In exclusive excerpts from his memoir Life - which are published in Rolling Stone magazine - the rocker explains how he survived a drug-fuelled past.

'When I was taking dope, I was fully convinced that my body is my temple,' he said.

'I can do anything I want with it and nobody can tell me yea or nay.'

He had a decade-long love affair with heroin and was also a heavy cocaine user.

But he explains in his memoir why he thinks he survived while many of his peers overdosed and died at an early age.

He writes: 'It's not only the high quality of drugs I had that I attribute my survival to. I was very meticulous about how much I took.

'I'd never put more in to get a little higher.

'That's where most people f*** up on drugs. It's the greed involved that never really affected me.

'People think once they've got this high, if they take some more they're going to get a little higher.

'There's no such thing. Especially with cocaine...

'Maybe that's a measure of control and maybe I'm rare in that respect. Maybe there I have an advantage.'

Despite a life lived as the poster-child for rock 'n' roll excess, it's the fractious nature of Richards' ongoing relationship with Jagger that reveals the most about the Rolling Stones.

'Mick and I are still great friends and still want to work together,' he said.

'I had a feeling Mick would have no problem with the truth. No doubt I was as infuriating to him as he can be to me.

'Can you imagine if life went along smoothly and everybody agreed?

'Nothing would happen. There'd be no blues.'

He also talks about his battle with the late Brian Jones - a founding member of the Rolling Stones who died in 1969 at the age of 27.

Richards fell in love with Jones' girlfriend actress and model Anita Pallenberg, with who he would go on to have three children.

The guitarist alleged that Jones was abusive to Pallenberg.

He said: 'I learned later just how violent Brian had already become with her as the downward slide began, throwing knives, glass, punches at her, forcing her to barricade herself behind sofas.'

The couple got together on a 1967 trip to Morocco, which Jones also went on.

Surprisingly Richards, who has been married to former model Patti Hansen, with whom he has two daughters, since 1983, claims Pallenberg made the first move, which he said has been the case in all his romances.

'I have never put the make on a girl in my life,' he said. 'I just don't know how to do it. My instincts are always to leave it to the woman...

'I'm tongue-tied.
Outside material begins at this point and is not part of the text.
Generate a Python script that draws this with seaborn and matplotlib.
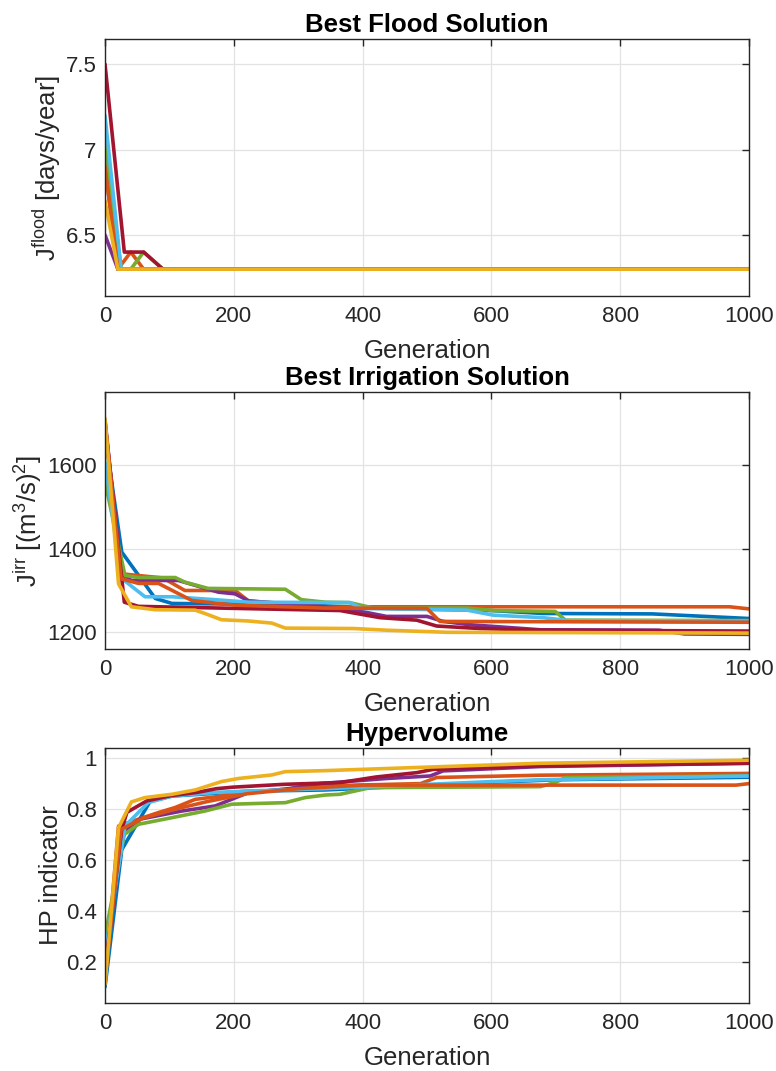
import numpy as np
import pandas as pd
import matplotlib
matplotlib.use("Agg")
import matplotlib.pyplot as plt
import seaborn as sns

# ---------------- data (breakpoints) ----------------
runs = ["blue", "orange", "purple", "green", "lightblue", "darkred", "orange2", "yellow"]
run_colors = ["#0072BD", "#D95319", "#7E2F8E", "#77AC30", "#4DBEEE", "#A2142F", "#D95319", "#EDB120"]

# Panel 1: best flood solution
flood_blue_gen = [0, 20, 1000]
flood_blue_val = [7.1, 6.3, 6.3]
flood_orange_gen = [0, 20, 40, 60, 1000]
flood_orange_val = [6.9, 6.3, 6.4, 6.3, 6.3]
flood_purple_gen = [0, 20, 1000]
flood_purple_val = [6.5, 6.3, 6.3]
flood_green_gen = [0, 25, 40, 60, 90, 1000]
flood_green_val = [7.05, 6.3, 6.3, 6.4, 6.3, 6.3]
flood_lightblue_gen = [0, 25, 1000]
flood_lightblue_val = [7.2, 6.3, 6.3]
flood_darkred_gen = [0, 30, 60, 90, 1000]
flood_darkred_val = [7.5, 6.4, 6.4, 6.3, 6.3]
flood_orange2_gen = [0, 20, 1000]
flood_orange2_val = [6.9, 6.3, 6.3]
flood_yellow_gen = [0, 20, 1000]
flood_yellow_val = [6.7, 6.3, 6.3]

# Panel 2: best irrigation solution
irr_blue_gen = [0, 26, 78, 104, 300, 420, 600, 680, 850, 1000]
irr_blue_val = [1672, 1392, 1281, 1269, 1266, 1258, 1252, 1245, 1244, 1233]
irr_orange_gen = [0, 25, 90, 124, 202, 223, 279, 297, 410, 970, 1000]
irr_orange_val = [1700, 1340, 1330, 1300, 1300, 1275, 1268, 1258, 1261, 1261, 1256]
irr_purple_gen = [0, 25, 41, 114, 145, 176, 202, 223, 330, 401, 437, 500, 525, 567, 676, 860, 900, 1000]
irr_purple_val = [1708, 1340, 1324, 1324, 1310, 1296, 1292, 1275, 1263, 1249, 1238, 1238, 1226, 1218, 1206, 1205, 1196, 1195]
irr_green_gen = [0, 31, 52, 109, 124, 160, 280, 305, 342, 380, 417, 562, 603, 699, 715, 1000]
irr_green_val = [1560, 1336, 1331, 1331, 1320, 1305, 1303, 1278, 1272, 1271, 1258, 1258, 1252, 1250, 1229, 1228]
irr_lightblue_gen = [0, 25, 62, 104, 171, 223, 380, 400, 562, 603, 680, 720, 1000]
irr_lightblue_val = [1608, 1330, 1285, 1285, 1278, 1272, 1271, 1257, 1253, 1241, 1235, 1228, 1227]
irr_darkred_gen = [0, 30, 52, 334, 365, 427, 484, 515, 582, 676, 1000]
irr_darkred_val = [1700, 1272, 1262, 1253, 1252, 1235, 1229, 1215, 1209, 1205, 1203]
irr_orange2_gen = [0, 25, 52, 83, 135, 200, 340, 500, 520, 1000]
irr_orange2_val = [1705, 1328, 1317, 1317, 1276, 1265, 1258, 1257, 1226, 1224]
irr_yellow_gen = [0, 21, 41, 78, 140, 155, 181, 223, 259, 280, 386, 437, 531, 1000]
irr_yellow_val = [1712, 1316, 1261, 1254, 1253, 1245, 1230, 1227, 1222, 1210, 1209, 1205, 1200, 1198]

# Panel 3: hypervolume
hv_blue_gen = [0, 26, 70, 104, 223, 342, 600, 700, 1000]
hv_blue_val = [0.10, 0.64, 0.83, 0.851, 0.87, 0.875, 0.905, 0.915, 0.925]
hv_orange_gen = [0, 21, 52, 83, 109, 140, 181, 223, 280, 342, 490, 515, 676, 1000]
hv_orange_val = [0.12, 0.733, 0.76, 0.786, 0.806, 0.838, 0.851, 0.865, 0.878, 0.891, 0.90, 0.924, 0.933, 0.94]
hv_purple_gen = [0, 25, 54, 119, 171, 223, 280, 334, 437, 505, 525, 676, 1000]
hv_purple_val = [0.16, 0.70, 0.76, 0.792, 0.812, 0.865, 0.878, 0.90, 0.92, 0.93, 0.95, 0.967, 0.98]
hv_green_gen = [0, 30, 52, 104, 155, 197, 280, 311, 342, 365, 412, 676, 699, 715, 1000]
hv_green_val = [0.30, 0.70, 0.74, 0.766, 0.792, 0.819, 0.825, 0.845, 0.855, 0.858, 0.884, 0.888, 0.904, 0.924, 0.93]
hv_lightblue_gen = [0, 31, 67, 104, 171, 223, 342, 593, 676, 1000]
hv_lightblue_val = [0.235, 0.733, 0.825, 0.851, 0.865, 0.871, 0.88, 0.907, 0.915, 0.93]
hv_darkred_gen = [0, 26, 34, 65, 101, 142, 173, 199, 277, 365, 421, 484, 510, 676, 1000]
hv_darkred_val = [0.17, 0.72, 0.787, 0.832, 0.852, 0.865, 0.88, 0.886, 0.897, 0.904, 0.926, 0.943, 0.956, 0.97, 0.98]
hv_orange2_gen = [0, 25, 60, 110, 160, 220, 300, 400, 980, 1000]
hv_orange2_val = [0.13, 0.72, 0.765, 0.80, 0.83, 0.86, 0.88, 0.894, 0.894, 0.90]
hv_yellow_gen = [0, 21, 41, 62, 104, 140, 181, 207, 259, 280, 342, 676, 1000]
hv_yellow_val = [0.11, 0.726, 0.828, 0.845, 0.858, 0.875, 0.908, 0.92, 0.934, 0.947, 0.951, 0.98, 0.992]

x_ticks = [0, 200, 400, 600, 800, 1000]
flood_ticks = [6.5, 7, 7.5]
flood_ticklabels = ["6.5", "7", "7.5"]
irr_ticks = [1200, 1400, 1600]
hv_ticks = [0.2, 0.4, 0.6, 0.8, 1.0]
hv_ticklabels = ["0.2", "0.4", "0.6", "0.8", "1"]

titles = ["Best Flood Solution", "Best Irrigation Solution", "Hypervolume"]
ylabels = [r"J$^{\mathrm{flood}}$ [days/year]",
           r"J$^{\mathrm{irr}}$ [(m$^3$/s)$^2$]",
           "HP indicator"]
xlabel = "Generation"


def build(prefix):
    g = globals()
    frames = []
    for r in runs:
        frames.append(pd.DataFrame({"gen": g[f"{prefix}_{r}_gen"],
                                    "val": g[f"{prefix}_{r}_val"],
                                    "run": r}))
    return pd.concat(frames, ignore_index=True)


# ---------------- style ----------------
sns.set_theme(style="whitegrid")
plt.rcParams["font.family"] = ["Liberation Sans", "DejaVu Sans"]
plt.rcParams["mathtext.fontset"] = "custom"
plt.rcParams["mathtext.rm"] = "Liberation Sans"
plt.rcParams["mathtext.it"] = "Liberation Sans"
plt.rcParams["mathtext.bf"] = "Liberation Sans:bold"

dark = "#262626"
fig = plt.figure(figsize=(7.76, 10.71), dpi=100)
W, H = 776, 1071
boxes = [(105, 39, 749, 296), (105, 392, 749, 649), (105, 748, 749, 1003)]
axes = []
for (l, t, r, b) in boxes:
    axes.append(fig.add_axes([l / W, 1 - b / H, (r - l) / W, (b - t) / H]))

palette = dict(zip(runs, run_colors))
specs = [("flood", (6.143, 7.647), flood_ticks, flood_ticklabels),
         ("irr", (1160, 1775), irr_ticks, [str(v) for v in irr_ticks]),
         ("hv", (0.037, 1.04), hv_ticks, hv_ticklabels)]

for ax, (prefix, ylim, yt, ytl), title, ylab in zip(axes, specs, titles, ylabels):
    df = build(prefix)
    sns.lineplot(data=df, x="gen", y="val", hue="run", hue_order=runs,
                 palette=palette, estimator=None, sort=False, legend=False,
                 linewidth=2.6, ax=ax)
    ax.set_facecolor("white")
    ax.set_xlim(0, 1000)
    ax.set_ylim(*ylim)
    ax.set_xticks(x_ticks)
    ax.set_xticklabels([str(v) for v in x_ticks])
    ax.set_yticks(yt)
    ax.set_yticklabels(ytl)
    ax.grid(True, color="#e3e3e3", linewidth=0.9)
    ax.set_axisbelow(True)
    for s in ax.spines.values():
        s.set_visible(True)
        s.set_color(dark)
        s.set_linewidth(1.0)
    ax.tick_params(direction="in", top=True, right=True, length=5, width=1.0,
                   color=dark, labelcolor=dark, labelsize=16)
    ax.tick_params(axis="x", pad=7.5)
    ax.tick_params(axis="y", pad=6)
    ax.set_title(title, fontsize=18.5, fontweight="bold", color="black", pad=5)
    ax.set_xlabel(xlabel, fontsize=18.5, color=dark, labelpad=8)
    ax.set_ylabel(ylab, fontsize=18.5, color=dark, labelpad=2)

fig.savefig("out.png", dpi=100, facecolor="white")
I suppose every woman I've been with, they've had to put the make on me.'

Richards defined his role in the love triangle as being the 'Sir Galahad' rescuing the 'beautiful' Pallenberg.

The rocker also comments on the legend that surrounds him.

Richards, who has frequently been listed by music magazines as one of the top ten rock stars most likely to die, says: 'I think in a way your persona, your image, as it used to be known, is like a ball and chain.

'People think I'm still a goddamn junkie. It's 30 years since I gave up the dope!

'Image is like a long shadow. Even when the sun goes down, you can see it.'

But, he also admitted: 'It's no exaggeration that I was basically living like an outlaw.'

He also said he has no desire to retire. Richards writes: 'People say: "Why don't you give it up?" I can't retire until I croak.

'I don't think they quite understand what I get out of this. I'm not doing it just for the money or for you. I'm doing it for me.'


Richards today revealed that Johnny Depp was a frequent visitor to his home for two years before he twigged he was a Hollywood star.

The guitarist feared that the screen superstar was his son's drug dealer.

'It took me two years before I realised who he was,' Richards told The Times.

'He was just one of my son Marlon's mates, hanging around the house playing guitar.

'I never ask Marlon's mates who they are because, you know, "I'm a dope dealer."

'Then one day he was at dinner and I'm like "Woah, Scissorhands."'

Depp credits Richards as the inspiration for his character Jack Sparrow in the Pirates Of The Caribbean films. The musician even went on to play his father in the third film of the franchise.